Exercise directions:
Say how many lines contain "seaborn"; the answer is the number alone.

Supplied data:
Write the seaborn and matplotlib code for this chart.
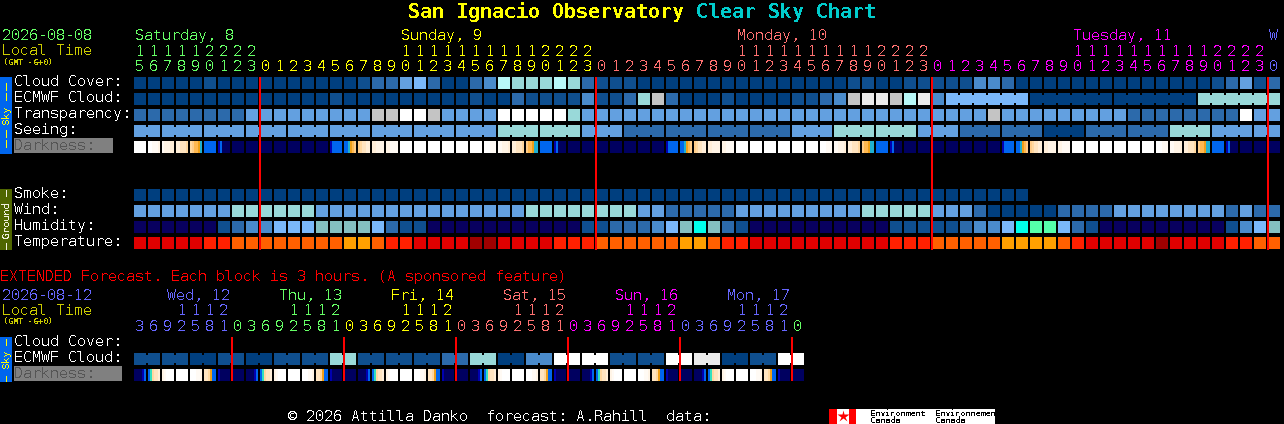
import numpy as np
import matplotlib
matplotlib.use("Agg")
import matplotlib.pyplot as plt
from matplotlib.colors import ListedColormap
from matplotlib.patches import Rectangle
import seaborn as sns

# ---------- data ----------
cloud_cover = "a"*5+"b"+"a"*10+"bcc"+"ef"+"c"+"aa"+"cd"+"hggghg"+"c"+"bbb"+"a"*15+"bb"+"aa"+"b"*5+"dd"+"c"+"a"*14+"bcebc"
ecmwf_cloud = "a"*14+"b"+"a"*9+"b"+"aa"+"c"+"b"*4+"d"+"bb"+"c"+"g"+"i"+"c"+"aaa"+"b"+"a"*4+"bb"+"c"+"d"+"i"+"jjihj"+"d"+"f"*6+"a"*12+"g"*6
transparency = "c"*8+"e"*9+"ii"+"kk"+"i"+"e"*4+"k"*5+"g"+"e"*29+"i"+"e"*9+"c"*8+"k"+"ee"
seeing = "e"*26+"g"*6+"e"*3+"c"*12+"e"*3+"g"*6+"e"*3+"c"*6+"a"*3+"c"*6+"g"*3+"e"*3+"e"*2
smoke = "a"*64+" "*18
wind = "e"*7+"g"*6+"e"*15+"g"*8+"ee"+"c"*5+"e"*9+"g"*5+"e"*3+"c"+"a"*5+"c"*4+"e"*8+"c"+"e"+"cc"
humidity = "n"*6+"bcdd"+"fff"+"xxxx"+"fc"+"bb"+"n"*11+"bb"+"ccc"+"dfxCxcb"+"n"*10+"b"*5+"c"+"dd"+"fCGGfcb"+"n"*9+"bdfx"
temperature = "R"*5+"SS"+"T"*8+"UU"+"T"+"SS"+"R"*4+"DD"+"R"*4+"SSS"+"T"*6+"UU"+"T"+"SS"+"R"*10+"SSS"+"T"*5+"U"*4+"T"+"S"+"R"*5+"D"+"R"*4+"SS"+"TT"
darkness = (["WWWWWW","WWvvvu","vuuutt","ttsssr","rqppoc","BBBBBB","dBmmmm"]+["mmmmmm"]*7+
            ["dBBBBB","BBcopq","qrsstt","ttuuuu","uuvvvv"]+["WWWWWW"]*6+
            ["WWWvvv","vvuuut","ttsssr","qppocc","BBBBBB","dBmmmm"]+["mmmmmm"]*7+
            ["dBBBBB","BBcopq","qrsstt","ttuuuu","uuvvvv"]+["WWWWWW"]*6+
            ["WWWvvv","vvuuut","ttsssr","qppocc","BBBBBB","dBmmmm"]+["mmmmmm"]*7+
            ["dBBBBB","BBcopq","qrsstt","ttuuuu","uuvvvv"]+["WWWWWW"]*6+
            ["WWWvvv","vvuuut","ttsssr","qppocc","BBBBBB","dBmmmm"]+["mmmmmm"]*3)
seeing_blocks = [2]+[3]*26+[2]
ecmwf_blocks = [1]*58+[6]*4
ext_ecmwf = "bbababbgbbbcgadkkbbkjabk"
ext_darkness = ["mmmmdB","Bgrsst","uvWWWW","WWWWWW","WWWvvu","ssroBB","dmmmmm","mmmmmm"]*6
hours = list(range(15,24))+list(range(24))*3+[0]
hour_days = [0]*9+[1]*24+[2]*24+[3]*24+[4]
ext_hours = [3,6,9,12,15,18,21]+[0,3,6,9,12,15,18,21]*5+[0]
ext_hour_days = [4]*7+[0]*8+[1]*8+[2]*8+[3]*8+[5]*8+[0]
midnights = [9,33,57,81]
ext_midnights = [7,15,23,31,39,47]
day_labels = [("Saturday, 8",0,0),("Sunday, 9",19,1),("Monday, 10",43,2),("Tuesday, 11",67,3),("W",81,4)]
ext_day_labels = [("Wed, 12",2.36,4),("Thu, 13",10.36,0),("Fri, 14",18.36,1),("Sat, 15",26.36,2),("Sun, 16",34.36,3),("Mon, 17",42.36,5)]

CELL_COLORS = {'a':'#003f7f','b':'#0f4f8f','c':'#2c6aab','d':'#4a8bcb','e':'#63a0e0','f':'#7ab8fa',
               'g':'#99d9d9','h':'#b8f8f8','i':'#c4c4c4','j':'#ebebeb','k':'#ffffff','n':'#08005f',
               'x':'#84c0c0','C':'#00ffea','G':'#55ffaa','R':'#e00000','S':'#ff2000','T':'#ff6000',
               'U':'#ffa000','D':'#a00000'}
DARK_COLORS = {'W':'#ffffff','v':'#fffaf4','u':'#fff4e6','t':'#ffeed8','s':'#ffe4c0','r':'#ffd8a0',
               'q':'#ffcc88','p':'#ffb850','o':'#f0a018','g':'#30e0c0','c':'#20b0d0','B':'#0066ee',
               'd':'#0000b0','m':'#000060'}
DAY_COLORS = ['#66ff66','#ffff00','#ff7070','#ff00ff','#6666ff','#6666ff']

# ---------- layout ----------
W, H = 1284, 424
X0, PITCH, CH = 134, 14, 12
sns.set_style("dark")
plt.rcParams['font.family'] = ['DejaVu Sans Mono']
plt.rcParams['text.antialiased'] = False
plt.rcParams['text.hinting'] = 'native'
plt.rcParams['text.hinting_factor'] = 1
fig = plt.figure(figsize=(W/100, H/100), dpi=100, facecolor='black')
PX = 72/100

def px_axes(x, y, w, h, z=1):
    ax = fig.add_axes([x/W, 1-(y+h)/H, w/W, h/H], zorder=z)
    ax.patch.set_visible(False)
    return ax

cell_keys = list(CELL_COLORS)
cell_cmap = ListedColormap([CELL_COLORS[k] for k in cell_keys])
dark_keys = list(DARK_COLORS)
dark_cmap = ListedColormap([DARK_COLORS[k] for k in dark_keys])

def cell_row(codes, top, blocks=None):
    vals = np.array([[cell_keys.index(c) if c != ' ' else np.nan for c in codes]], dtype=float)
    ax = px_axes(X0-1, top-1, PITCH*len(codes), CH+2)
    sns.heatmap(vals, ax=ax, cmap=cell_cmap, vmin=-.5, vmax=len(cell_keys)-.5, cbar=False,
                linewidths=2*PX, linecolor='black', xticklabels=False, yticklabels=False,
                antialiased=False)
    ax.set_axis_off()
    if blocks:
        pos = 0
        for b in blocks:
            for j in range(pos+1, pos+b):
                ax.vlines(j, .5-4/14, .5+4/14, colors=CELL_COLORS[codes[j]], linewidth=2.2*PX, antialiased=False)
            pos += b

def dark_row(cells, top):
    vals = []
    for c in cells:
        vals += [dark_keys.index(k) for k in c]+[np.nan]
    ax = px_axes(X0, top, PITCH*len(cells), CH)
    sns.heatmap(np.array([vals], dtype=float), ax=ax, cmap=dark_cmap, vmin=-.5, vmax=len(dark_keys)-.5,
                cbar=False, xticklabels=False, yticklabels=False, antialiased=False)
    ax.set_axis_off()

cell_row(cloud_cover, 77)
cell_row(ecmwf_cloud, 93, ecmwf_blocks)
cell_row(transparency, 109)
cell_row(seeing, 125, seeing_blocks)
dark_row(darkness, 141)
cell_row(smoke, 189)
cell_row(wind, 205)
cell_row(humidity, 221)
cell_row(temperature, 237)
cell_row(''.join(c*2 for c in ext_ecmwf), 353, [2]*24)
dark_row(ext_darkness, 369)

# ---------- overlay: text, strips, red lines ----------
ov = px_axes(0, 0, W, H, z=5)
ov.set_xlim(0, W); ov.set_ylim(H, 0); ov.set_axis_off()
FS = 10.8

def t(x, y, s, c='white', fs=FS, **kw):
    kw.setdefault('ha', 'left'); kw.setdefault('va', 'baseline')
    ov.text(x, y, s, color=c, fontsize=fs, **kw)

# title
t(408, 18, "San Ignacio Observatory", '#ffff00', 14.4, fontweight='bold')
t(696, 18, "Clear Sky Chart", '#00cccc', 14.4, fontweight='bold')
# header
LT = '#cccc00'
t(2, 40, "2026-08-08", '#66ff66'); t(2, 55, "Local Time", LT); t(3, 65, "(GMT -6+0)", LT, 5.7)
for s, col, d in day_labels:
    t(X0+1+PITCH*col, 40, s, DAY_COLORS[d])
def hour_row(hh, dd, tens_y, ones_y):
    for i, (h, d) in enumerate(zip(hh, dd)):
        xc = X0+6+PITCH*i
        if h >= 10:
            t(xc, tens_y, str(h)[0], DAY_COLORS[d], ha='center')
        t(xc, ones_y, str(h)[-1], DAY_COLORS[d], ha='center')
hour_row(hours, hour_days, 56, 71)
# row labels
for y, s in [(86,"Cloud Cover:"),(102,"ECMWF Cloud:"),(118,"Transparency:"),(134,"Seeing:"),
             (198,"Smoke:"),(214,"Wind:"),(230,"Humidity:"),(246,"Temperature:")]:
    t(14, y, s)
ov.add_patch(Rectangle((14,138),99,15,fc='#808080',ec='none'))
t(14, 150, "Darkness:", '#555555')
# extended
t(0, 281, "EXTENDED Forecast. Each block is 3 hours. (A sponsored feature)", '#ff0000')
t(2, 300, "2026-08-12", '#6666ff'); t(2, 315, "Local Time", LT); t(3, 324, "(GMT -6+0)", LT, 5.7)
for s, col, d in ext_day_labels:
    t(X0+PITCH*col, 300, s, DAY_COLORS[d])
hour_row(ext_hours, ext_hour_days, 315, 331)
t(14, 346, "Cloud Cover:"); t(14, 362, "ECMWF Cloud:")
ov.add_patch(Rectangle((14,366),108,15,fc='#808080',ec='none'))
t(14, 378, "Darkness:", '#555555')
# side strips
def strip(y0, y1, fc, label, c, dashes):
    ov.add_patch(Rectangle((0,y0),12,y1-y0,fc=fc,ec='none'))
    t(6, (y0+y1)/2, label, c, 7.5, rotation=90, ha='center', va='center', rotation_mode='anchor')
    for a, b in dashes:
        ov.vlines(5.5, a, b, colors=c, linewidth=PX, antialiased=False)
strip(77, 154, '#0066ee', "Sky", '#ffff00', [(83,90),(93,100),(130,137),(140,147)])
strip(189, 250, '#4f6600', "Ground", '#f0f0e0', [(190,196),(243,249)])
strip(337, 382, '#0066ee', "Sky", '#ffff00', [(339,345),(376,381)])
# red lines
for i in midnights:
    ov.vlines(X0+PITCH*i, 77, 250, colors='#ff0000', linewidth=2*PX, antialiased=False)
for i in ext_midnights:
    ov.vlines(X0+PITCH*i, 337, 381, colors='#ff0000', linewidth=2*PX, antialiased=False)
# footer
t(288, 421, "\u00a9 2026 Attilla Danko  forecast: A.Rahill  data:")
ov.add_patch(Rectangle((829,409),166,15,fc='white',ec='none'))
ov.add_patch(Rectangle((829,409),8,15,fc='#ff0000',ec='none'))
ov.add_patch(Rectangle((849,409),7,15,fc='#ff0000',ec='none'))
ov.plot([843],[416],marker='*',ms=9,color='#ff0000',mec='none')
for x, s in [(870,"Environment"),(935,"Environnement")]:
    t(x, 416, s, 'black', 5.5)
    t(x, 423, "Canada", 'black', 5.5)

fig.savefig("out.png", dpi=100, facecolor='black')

--

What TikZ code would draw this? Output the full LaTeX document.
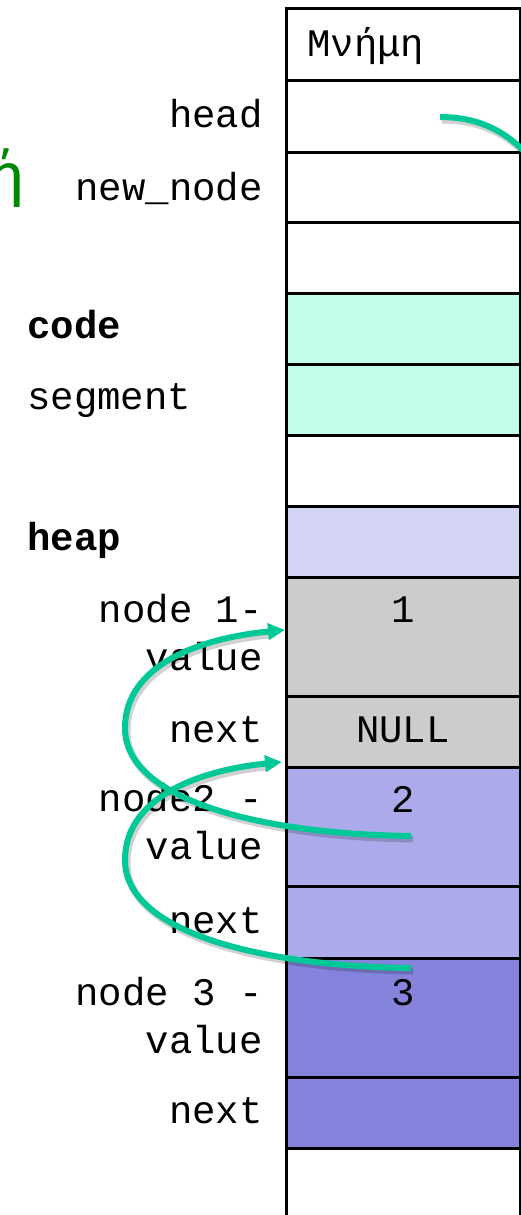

* * *

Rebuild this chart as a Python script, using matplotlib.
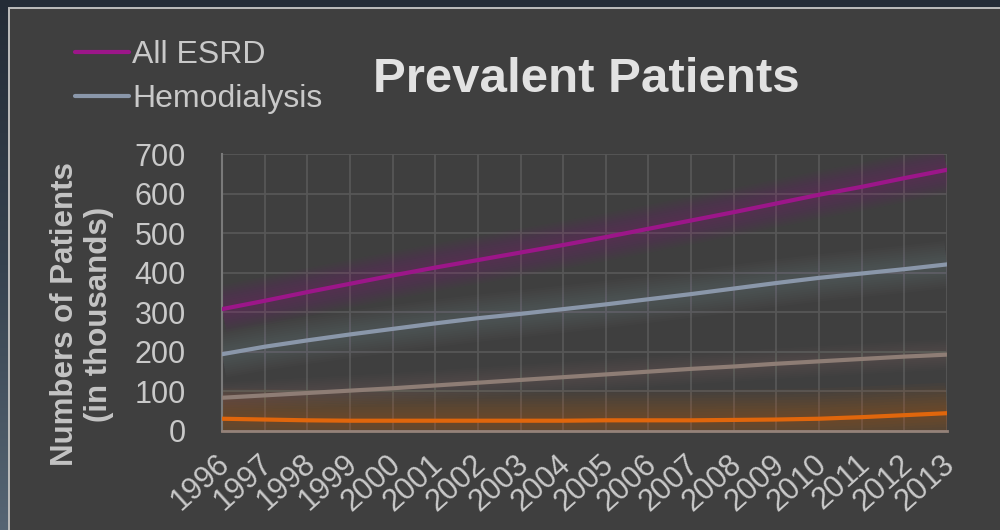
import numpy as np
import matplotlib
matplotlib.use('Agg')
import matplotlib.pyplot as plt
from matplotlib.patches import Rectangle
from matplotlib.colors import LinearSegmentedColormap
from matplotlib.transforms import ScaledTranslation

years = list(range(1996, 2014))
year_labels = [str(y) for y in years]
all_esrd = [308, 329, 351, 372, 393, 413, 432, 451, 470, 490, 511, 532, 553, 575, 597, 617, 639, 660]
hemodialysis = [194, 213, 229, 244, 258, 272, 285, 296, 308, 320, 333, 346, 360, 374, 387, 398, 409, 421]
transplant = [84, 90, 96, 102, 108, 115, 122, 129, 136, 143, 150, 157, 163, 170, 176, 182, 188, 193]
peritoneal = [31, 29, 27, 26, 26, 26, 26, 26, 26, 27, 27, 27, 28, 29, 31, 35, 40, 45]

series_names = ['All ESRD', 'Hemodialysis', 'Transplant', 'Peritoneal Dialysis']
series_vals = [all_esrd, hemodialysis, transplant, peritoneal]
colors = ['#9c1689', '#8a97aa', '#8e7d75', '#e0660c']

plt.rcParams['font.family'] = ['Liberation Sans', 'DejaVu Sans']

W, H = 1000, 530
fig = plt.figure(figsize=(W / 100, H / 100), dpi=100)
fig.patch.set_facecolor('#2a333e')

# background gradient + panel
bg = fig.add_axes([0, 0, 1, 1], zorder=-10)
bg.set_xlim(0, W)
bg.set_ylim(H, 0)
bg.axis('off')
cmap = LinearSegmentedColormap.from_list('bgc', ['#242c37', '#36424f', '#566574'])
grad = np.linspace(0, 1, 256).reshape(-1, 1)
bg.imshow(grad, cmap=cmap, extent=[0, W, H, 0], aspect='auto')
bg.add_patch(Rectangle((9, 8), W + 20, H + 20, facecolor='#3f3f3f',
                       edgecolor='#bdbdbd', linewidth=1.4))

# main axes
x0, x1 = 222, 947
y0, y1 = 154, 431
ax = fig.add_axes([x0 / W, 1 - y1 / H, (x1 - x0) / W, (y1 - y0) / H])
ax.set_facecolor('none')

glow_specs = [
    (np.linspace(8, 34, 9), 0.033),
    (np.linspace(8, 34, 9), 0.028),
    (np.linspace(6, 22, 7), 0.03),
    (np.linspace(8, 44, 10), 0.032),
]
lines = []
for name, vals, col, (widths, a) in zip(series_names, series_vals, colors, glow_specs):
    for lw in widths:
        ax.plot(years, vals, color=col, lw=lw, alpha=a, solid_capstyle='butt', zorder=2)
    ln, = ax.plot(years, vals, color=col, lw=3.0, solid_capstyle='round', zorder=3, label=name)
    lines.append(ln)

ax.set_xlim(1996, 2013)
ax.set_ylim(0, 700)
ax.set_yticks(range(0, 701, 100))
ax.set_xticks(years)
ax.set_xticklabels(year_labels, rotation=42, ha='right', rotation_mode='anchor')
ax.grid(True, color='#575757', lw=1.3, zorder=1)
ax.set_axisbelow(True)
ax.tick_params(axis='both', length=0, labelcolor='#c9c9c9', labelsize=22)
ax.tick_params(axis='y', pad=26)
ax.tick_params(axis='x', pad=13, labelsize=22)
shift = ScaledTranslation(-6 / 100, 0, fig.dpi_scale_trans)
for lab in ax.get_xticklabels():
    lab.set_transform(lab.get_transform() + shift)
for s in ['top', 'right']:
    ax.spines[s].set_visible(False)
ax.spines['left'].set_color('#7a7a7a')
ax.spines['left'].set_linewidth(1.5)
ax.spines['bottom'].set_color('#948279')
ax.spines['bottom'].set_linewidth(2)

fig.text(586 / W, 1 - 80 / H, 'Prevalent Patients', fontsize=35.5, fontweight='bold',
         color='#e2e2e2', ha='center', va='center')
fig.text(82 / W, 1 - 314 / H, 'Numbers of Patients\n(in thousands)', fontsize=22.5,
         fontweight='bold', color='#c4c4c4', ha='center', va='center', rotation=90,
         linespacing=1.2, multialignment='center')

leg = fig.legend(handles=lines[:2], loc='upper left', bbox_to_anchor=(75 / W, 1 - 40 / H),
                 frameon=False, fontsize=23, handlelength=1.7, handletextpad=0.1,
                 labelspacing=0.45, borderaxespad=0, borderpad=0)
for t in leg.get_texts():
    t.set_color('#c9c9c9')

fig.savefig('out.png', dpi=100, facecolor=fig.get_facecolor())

Correct answer:
2